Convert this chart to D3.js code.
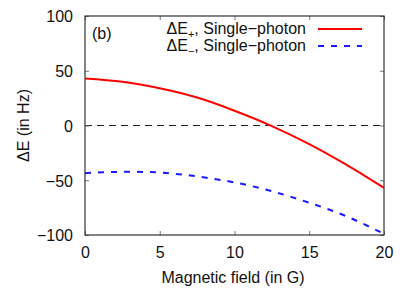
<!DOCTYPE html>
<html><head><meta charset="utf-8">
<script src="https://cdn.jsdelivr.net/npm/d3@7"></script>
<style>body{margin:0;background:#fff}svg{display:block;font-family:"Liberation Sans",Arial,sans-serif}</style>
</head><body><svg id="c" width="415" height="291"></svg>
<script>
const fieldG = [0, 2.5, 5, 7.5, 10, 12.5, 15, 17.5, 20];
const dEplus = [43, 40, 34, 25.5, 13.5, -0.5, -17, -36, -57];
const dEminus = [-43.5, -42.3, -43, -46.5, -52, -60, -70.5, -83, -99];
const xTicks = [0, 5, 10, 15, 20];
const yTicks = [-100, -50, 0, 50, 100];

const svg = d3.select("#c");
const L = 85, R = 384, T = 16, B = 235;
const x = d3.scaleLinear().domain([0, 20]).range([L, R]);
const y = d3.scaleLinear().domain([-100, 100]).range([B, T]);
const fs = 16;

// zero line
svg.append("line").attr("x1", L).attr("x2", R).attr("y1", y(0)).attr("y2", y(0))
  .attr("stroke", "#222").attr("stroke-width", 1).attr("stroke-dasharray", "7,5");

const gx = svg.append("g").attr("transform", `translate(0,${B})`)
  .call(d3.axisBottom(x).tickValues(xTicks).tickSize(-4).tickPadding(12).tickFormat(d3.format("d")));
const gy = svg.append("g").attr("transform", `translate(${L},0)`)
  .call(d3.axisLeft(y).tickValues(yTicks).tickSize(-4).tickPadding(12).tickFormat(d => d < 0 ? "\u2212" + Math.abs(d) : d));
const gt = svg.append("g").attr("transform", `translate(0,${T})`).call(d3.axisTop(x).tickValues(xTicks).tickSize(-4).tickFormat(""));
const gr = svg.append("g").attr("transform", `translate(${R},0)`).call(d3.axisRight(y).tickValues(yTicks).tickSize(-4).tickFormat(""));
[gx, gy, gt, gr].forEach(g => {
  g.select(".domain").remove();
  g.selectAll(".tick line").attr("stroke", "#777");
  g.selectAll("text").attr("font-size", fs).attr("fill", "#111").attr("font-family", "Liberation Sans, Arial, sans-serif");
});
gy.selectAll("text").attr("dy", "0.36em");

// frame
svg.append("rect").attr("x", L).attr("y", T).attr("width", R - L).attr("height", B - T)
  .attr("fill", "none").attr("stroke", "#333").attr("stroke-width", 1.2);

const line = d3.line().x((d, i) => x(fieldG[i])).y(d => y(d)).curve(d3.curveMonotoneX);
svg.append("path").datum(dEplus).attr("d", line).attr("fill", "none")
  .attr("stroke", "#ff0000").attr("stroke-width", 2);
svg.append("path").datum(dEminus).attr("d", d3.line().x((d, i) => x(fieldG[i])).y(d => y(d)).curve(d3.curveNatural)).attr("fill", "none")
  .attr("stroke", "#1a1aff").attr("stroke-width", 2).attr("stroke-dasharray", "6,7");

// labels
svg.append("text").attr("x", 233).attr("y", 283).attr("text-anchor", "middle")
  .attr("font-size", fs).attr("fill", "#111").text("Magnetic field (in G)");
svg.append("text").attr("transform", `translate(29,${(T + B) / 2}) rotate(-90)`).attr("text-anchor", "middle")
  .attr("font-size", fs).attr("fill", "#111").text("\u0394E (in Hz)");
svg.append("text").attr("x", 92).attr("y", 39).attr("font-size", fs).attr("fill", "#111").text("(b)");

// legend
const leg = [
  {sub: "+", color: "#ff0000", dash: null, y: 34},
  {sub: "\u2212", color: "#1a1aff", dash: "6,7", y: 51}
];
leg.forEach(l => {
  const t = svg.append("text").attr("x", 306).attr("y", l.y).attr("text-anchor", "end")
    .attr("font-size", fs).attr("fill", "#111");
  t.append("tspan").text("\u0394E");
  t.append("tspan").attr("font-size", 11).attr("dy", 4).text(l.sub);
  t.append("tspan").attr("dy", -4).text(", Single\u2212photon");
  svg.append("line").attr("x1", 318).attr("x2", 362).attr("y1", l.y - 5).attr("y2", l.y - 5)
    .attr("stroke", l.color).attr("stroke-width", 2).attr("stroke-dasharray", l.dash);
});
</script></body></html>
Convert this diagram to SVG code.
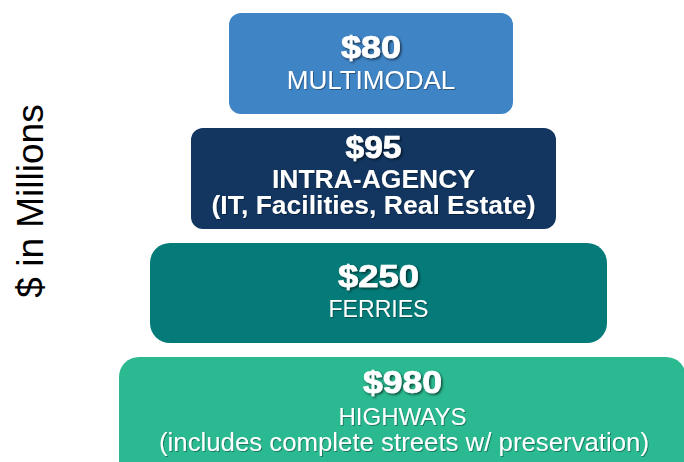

────────────────────

Transcribe the listing in full. Omit the pictures and keep every line exact.

Convert this chart to D3.js code.
<!DOCTYPE html>
<html><head><meta charset="utf-8">
<script src="https://cdn.jsdelivr.net/npm/d3@7"></script>
<style>body{margin:0;background:#fff}svg{display:block;font-family:"Liberation Sans",Arial,sans-serif}</style>
</head><body><svg id="c" width="415" height="291"></svg>
<script>
const fieldG = [0, 2.5, 5, 7.5, 10, 12.5, 15, 17.5, 20];
const dEplus = [43, 40, 34, 25.5, 13.5, -0.5, -17, -36, -57];
const dEminus = [-43.5, -42.3, -43, -46.5, -52, -60, -70.5, -83, -99];
const xTicks = [0, 5, 10, 15, 20];
const yTicks = [-100, -50, 0, 50, 100];

const svg = d3.select("#c");
const L = 85, R = 384, T = 16, B = 235;
const x = d3.scaleLinear().domain([0, 20]).range([L, R]);
const y = d3.scaleLinear().domain([-100, 100]).range([B, T]);
const fs = 16;

// zero line
svg.append("line").attr("x1", L).attr("x2", R).attr("y1", y(0)).attr("y2", y(0))
  .attr("stroke", "#222").attr("stroke-width", 1).attr("stroke-dasharray", "7,5");

const gx = svg.append("g").attr("transform", `translate(0,${B})`)
  .call(d3.axisBottom(x).tickValues(xTicks).tickSize(-4).tickPadding(12).tickFormat(d3.format("d")));
const gy = svg.append("g").attr("transform", `translate(${L},0)`)
  .call(d3.axisLeft(y).tickValues(yTicks).tickSize(-4).tickPadding(12).tickFormat(d => d < 0 ? "\u2212" + Math.abs(d) : d));
const gt = svg.append("g").attr("transform", `translate(0,${T})`).call(d3.axisTop(x).tickValues(xTicks).tickSize(-4).tickFormat(""));
const gr = svg.append("g").attr("transform", `translate(${R},0)`).call(d3.axisRight(y).tickValues(yTicks).tickSize(-4).tickFormat(""));
[gx, gy, gt, gr].forEach(g => {
  g.select(".domain").remove();
  g.selectAll(".tick line").attr("stroke", "#777");
  g.selectAll("text").attr("font-size", fs).attr("fill", "#111").attr("font-family", "Liberation Sans, Arial, sans-serif");
});
gy.selectAll("text").attr("dy", "0.36em");

// frame
svg.append("rect").attr("x", L).attr("y", T).attr("width", R - L).attr("height", B - T)
  .attr("fill", "none").attr("stroke", "#333").attr("stroke-width", 1.2);

const line = d3.line().x((d, i) => x(fieldG[i])).y(d => y(d)).curve(d3.curveMonotoneX);
svg.append("path").datum(dEplus).attr("d", line).attr("fill", "none")
  .attr("stroke", "#ff0000").attr("stroke-width", 2);
svg.append("path").datum(dEminus).attr("d", d3.line().x((d, i) => x(fieldG[i])).y(d => y(d)).curve(d3.curveNatural)).attr("fill", "none")
  .attr("stroke", "#1a1aff").attr("stroke-width", 2).attr("stroke-dasharray", "6,7");

// labels
svg.append("text").attr("x", 233).attr("y", 283).attr("text-anchor", "middle")
  .attr("font-size", fs).attr("fill", "#111").text("Magnetic field (in G)");
svg.append("text").attr("transform", `translate(29,${(T + B) / 2}) rotate(-90)`).attr("text-anchor", "middle")
  .attr("font-size", fs).attr("fill", "#111").text("\u0394E (in Hz)");
svg.append("text").attr("x", 92).attr("y", 39).attr("font-size", fs).attr("fill", "#111").text("(b)");

// legend
const leg = [
  {sub: "+", color: "#ff0000", dash: null, y: 34},
  {sub: "\u2212", color: "#1a1aff", dash: "6,7", y: 51}
];
leg.forEach(l => {
  const t = svg.append("text").attr("x", 306).attr("y", l.y).attr("text-anchor", "end")
    .attr("font-size", fs).attr("fill", "#111");
  t.append("tspan").text("\u0394E");
  t.append("tspan").attr("font-size", 11).attr("dy", 4).text(l.sub);
  t.append("tspan").attr("dy", -4).text(", Single\u2212photon");
  svg.append("line").attr("x1", 318).attr("x2", 362).attr("y1", l.y - 5).attr("y2", l.y - 5)
    .attr("stroke", l.color).attr("stroke-width", 2).attr("stroke-dasharray", l.dash);
});
</script></body></html>
Convert this diagram to SVG code.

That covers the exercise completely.